(Source code of charts)
____

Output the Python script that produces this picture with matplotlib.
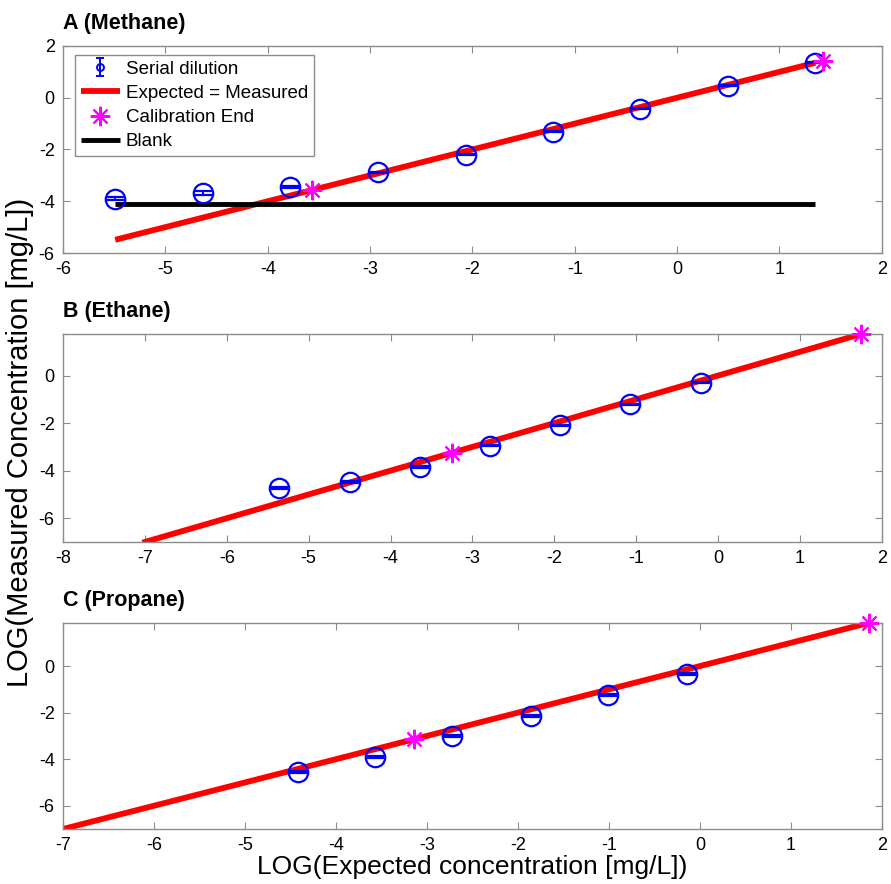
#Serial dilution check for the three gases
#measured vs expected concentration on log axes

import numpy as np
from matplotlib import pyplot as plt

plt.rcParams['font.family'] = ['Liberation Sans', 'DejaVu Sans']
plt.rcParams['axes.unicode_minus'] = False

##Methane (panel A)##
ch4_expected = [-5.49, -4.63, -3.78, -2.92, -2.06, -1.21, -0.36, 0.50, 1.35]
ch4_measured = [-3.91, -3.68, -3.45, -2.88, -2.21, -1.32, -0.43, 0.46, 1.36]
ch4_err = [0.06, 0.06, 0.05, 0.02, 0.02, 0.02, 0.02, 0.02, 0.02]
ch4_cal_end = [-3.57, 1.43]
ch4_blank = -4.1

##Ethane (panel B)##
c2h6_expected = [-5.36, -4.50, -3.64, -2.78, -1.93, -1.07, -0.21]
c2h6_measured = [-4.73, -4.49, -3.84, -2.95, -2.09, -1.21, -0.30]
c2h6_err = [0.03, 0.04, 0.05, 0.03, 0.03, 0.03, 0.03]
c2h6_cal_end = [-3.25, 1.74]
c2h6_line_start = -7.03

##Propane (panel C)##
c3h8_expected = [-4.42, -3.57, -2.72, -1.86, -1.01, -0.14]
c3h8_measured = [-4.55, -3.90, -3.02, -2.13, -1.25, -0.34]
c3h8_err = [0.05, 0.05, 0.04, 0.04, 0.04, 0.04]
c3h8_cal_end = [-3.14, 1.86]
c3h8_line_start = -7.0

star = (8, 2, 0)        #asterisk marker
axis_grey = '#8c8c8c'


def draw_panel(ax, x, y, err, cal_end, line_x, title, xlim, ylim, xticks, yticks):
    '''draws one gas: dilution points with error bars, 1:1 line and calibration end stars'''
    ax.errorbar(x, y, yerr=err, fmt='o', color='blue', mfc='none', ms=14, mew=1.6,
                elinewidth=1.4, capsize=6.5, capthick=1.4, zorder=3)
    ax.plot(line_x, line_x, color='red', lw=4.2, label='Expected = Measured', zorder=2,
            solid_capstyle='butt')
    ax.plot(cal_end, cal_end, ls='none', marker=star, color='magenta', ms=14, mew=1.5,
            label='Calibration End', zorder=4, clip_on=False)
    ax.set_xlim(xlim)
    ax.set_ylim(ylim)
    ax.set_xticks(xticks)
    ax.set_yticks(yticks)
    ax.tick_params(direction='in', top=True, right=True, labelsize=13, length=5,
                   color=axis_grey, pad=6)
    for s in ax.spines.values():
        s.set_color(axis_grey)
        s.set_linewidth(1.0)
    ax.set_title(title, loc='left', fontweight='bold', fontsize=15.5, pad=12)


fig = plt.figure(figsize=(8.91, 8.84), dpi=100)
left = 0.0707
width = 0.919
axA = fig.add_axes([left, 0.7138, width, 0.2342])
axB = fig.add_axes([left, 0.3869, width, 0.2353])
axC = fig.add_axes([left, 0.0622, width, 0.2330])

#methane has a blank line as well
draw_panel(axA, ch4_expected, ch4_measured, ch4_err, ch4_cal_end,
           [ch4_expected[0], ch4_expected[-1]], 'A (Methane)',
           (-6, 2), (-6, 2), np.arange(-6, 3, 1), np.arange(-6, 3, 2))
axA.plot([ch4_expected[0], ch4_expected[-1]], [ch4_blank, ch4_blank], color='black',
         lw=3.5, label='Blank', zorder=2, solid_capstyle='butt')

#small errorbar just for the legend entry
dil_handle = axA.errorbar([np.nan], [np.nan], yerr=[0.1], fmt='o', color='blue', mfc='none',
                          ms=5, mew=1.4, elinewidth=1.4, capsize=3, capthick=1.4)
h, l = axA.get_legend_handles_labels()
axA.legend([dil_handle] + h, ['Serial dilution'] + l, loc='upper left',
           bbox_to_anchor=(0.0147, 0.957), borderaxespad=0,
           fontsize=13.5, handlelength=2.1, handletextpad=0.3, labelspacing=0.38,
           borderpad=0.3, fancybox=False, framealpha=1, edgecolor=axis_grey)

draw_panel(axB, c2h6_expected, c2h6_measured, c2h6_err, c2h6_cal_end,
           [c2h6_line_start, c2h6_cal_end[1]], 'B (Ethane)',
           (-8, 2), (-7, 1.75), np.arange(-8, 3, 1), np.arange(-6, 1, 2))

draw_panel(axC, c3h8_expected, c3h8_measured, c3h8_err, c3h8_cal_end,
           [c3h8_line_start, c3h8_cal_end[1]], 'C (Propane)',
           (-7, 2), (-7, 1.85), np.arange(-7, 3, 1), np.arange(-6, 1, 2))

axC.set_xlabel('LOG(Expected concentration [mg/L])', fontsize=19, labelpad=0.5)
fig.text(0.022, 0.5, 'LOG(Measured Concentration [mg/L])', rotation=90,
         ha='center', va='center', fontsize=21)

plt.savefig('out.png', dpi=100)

____

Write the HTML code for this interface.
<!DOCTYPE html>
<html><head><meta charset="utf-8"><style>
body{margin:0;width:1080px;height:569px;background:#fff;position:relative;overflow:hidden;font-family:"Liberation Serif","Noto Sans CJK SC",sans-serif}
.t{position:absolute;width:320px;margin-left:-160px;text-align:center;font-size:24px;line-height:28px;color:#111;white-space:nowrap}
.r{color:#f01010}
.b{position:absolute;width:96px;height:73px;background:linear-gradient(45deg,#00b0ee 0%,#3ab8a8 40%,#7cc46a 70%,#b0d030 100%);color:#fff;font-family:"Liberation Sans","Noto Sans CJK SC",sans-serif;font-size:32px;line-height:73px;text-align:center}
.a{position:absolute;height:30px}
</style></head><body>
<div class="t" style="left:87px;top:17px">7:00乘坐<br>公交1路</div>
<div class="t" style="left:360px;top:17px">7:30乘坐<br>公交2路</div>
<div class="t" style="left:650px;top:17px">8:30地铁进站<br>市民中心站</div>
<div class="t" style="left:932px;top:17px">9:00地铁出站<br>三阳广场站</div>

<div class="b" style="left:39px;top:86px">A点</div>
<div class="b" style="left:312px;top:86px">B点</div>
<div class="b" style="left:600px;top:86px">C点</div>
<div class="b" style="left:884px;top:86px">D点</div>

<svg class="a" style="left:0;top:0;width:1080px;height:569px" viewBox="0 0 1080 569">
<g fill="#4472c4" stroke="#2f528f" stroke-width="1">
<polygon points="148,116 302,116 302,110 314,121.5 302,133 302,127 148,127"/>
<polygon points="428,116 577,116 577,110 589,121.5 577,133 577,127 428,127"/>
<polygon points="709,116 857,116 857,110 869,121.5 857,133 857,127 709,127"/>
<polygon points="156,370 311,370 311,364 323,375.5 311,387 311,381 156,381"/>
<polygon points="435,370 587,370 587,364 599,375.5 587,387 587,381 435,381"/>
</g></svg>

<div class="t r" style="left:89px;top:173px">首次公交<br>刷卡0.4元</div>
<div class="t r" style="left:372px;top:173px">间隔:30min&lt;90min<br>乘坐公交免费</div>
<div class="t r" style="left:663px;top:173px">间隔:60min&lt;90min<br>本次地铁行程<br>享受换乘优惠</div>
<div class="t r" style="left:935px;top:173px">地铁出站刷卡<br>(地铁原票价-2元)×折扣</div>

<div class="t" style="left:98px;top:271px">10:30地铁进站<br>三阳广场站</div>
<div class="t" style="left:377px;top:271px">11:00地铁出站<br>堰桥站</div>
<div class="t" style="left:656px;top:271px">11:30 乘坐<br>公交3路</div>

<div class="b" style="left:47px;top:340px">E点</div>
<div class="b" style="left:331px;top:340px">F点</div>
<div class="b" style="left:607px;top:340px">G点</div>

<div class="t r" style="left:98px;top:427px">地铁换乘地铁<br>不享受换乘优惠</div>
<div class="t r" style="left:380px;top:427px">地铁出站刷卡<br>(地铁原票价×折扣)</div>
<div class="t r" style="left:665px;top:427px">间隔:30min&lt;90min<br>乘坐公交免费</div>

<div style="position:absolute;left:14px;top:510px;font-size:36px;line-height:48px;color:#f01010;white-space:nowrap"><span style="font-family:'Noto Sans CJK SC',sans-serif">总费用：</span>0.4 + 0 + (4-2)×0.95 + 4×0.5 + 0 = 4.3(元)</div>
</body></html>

____

STATED TASK: Pick out the part that begins with the line containing "Output the Python" and finishes with the line containing "ch4_blank = -4.1", both included. Restate it exactly, without images.

RESPONSE BELOW:
Output the Python script that produces this picture with matplotlib.
#Serial dilution check for the three gases
#measured vs expected concentration on log axes

import numpy as np
from matplotlib import pyplot as plt

plt.rcParams['font.family'] = ['Liberation Sans', 'DejaVu Sans']
plt.rcParams['axes.unicode_minus'] = False

##Methane (panel A)##
ch4_expected = [-5.49, -4.63, -3.78, -2.92, -2.06, -1.21, -0.36, 0.50, 1.35]
ch4_measured = [-3.91, -3.68, -3.45, -2.88, -2.21, -1.32, -0.43, 0.46, 1.36]
ch4_err = [0.06, 0.06, 0.05, 0.02, 0.02, 0.02, 0.02, 0.02, 0.02]
ch4_cal_end = [-3.57, 1.43]
ch4_blank = -4.1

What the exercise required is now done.